O Dia

Moacyr Luz e o Rio na veia

- Luís Pimentel Jornalista e escritor

Opé-sujo (que já deve ter virado buteco de grife) ficava na esquina de Salvador de Sá com Correa Vasquez, no Estácio. No quadrado entre a escola de samba, o hospital da PM, a igreja Batista e o Presídio Frei Caneca (a descrição da vizinhança pretende apenas reafirmar essa capacidade carioca de convivênci­a). Sujeito se deliciava com a leitura d´O DIA, jornal dobrado na página 2. De repente abriu um sorrisão, deu um gole na gelada, bateu a mão espalmada na mesa e sentenciou: “Esse cara é foda!”

O cara era o cantor e compositor Moacyr Luz, já conhecidís­simo por suas canções - ‘Saudades da Guanabara’, ‘O anjo da Velha Guarda’, ‘Cachaça, árvore e bandeira’, ‘Medalha de São Jorge’, ‘Flauta de prata’ e tantas outras -, parceiro de bambas como Aldir Blanc, Paulo César Pinheiro, Martinho da Vila... Enfim, diz-me com quem andas.

O leitor do Estácio talvez não conhecesse ainda a veia literária de Moacyr Luz (conhecido de Irajá ao Pirajá como Moa), já exposta em livros como ‘Manual de sobrevivên­cia nos botequins mais vagabundos’ (organizado por Marcelo Moutinho) ou ‘Botequim de bêbado não tem dono’.

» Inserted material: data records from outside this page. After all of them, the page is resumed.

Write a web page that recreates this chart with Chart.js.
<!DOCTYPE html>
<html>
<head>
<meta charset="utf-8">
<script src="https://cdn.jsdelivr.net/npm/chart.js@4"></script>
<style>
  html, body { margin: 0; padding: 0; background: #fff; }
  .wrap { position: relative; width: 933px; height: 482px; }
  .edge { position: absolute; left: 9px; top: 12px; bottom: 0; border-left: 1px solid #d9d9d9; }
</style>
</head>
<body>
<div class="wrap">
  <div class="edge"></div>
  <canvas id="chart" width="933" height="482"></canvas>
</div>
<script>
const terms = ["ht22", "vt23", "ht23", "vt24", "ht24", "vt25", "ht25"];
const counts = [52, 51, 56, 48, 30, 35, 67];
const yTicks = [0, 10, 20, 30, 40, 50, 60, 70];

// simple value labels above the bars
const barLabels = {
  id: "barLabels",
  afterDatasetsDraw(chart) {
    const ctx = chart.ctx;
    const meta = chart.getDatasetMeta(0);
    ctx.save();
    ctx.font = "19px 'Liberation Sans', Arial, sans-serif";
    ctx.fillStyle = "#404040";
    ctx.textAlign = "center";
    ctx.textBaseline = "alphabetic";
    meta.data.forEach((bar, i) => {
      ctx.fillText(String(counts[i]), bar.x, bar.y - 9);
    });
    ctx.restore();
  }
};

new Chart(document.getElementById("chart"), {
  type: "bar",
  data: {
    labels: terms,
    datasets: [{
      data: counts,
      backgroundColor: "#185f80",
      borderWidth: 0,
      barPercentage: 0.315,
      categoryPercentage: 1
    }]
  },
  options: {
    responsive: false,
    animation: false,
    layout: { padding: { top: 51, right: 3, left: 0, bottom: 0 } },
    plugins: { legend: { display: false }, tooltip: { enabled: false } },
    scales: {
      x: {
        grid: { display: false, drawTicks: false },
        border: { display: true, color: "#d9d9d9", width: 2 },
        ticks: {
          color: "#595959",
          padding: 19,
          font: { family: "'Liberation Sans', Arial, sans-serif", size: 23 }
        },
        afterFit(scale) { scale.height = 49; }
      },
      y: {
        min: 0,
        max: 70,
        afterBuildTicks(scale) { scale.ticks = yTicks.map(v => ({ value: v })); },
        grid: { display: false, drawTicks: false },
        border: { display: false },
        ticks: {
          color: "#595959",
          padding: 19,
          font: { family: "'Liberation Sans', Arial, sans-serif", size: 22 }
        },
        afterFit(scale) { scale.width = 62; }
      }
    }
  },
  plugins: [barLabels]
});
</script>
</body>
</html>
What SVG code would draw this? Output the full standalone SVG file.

Eu também era leitor-frequentad­or de carteirinh­a da barraca de cronista do Moa e posso confirmar: seus textos arrebentav­am mesmo. A cada sexta-feira um prato feito, sempre com tempero especial, no cardápio variado de exposição da verve, da ginga, da malandrage­m, do charme, da prosopopei­a, da alegria, da simpatia e também das angústias de explorador­es das ruas, dos becos, das feiras livres, dos mercados, das dos estádios, das rodas de samba e, especialme­nte, dos botequins dessa cidade.

Quem perdeu no jornal não precisa chorar sobre o leite (“Amigo eu nunca fiz bebendo leite”, diz um verso seu) derramado. Boa parte dessa produção foi selecionad­a e agrupada no volume ‘O Rio de Moa’ (Mórula Editorial), organizado por André Diniz e Diogo Cunha. Como é gostoso ler (ou reler) as crônicas do Moacyr. Como ele entende do chamado “espírito carioca”, dos personagen­s que rondam o imaginário ou que trafegam nas ruas do Rio, como o taxista apaixonado e abandonado que ele conheceu um dia:

“O homem soluçava de engasgar. Comovido, pergunto o xis da separação. ´Ela descobriu que eu sou casado. E isso é motivo para me abandonar?´ Um carioca nato.” Também carioca nato, Moa conhece esses tipos como ninguém, sabe o que eles pensam, o que comem e bebem e, especialme­nte, ao que aspiram: “O fulano encosta no balcão e, com meia hora de cerveja, se transforma no teu amigo íntimo, dormindo padrinho na família”.

Nesse Rio de Janeiro de tantos cronistas geniais, com tradição imbatível no gênero (seu parceiro Aldir Blanc é mestre maior!), Moacyr Luz entra com destaque, violão no ombro e caneta em punho, nessa galeria. “O Rio de Moa” é coisa muito fina, sinhá, que felizmente ainda se acha por aí. Que nem o sofrido, porém bravo e charmoso espírito carioca.